What are complexities of BigInteger.pow and BigInteger.isProbablePrime?

Question

What are complexities of Java 7's methods pow and isProbablePrime in the BigInteger class?

I know that simple implementation of Rabin's test is of O(k(log(n))^3) complexity and that can be reduced by incorporating the Schönhage-Strassen algorithm for the fast multiplication of long integers.

Answer 1

Assuming the standard algorithms, the complexities are:

pow()             : O( M(n * exponent) )
IsProbablePrime() : O( M(n) * n )

where:

• n is the number of digits in the operand.
• exponent is the exponent of the power function.
• M(n) is the run-time for an n x n digit multiplication. Which I believe is O(n^2) as of Java 6.

Explanation for pow():

For an input operand of n-digits long raised to a power of exp, the output is roughly n * exp digits long. This is done by binary-powering algorithm where the operand is squared at each iteration.
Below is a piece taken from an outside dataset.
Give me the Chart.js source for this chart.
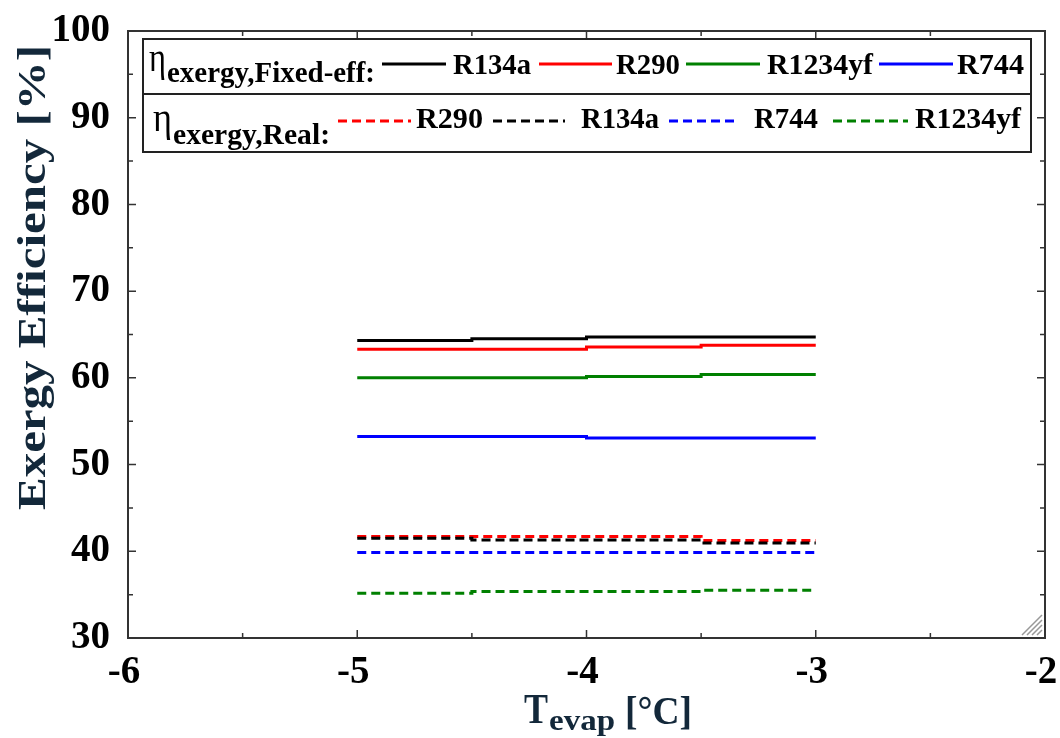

So the complexity becomes:

O( M(n) + M(2*n) + M(4*n) + ... M(n * exp/2) ) = O( M(n * exp) )

This is a geometric sum, so the sum becomes O( M(n * exp) ).

Explanation for IsProbablePrime():

For a fixed number of Rabin-Miller iterations, each iteration has O(n) multiplications of size n x n digits. Therefore, the complexity becomes O( n * M(n) ).

Answer 2

The short answer is that it isn't specified and therefore subject to implementor's choice.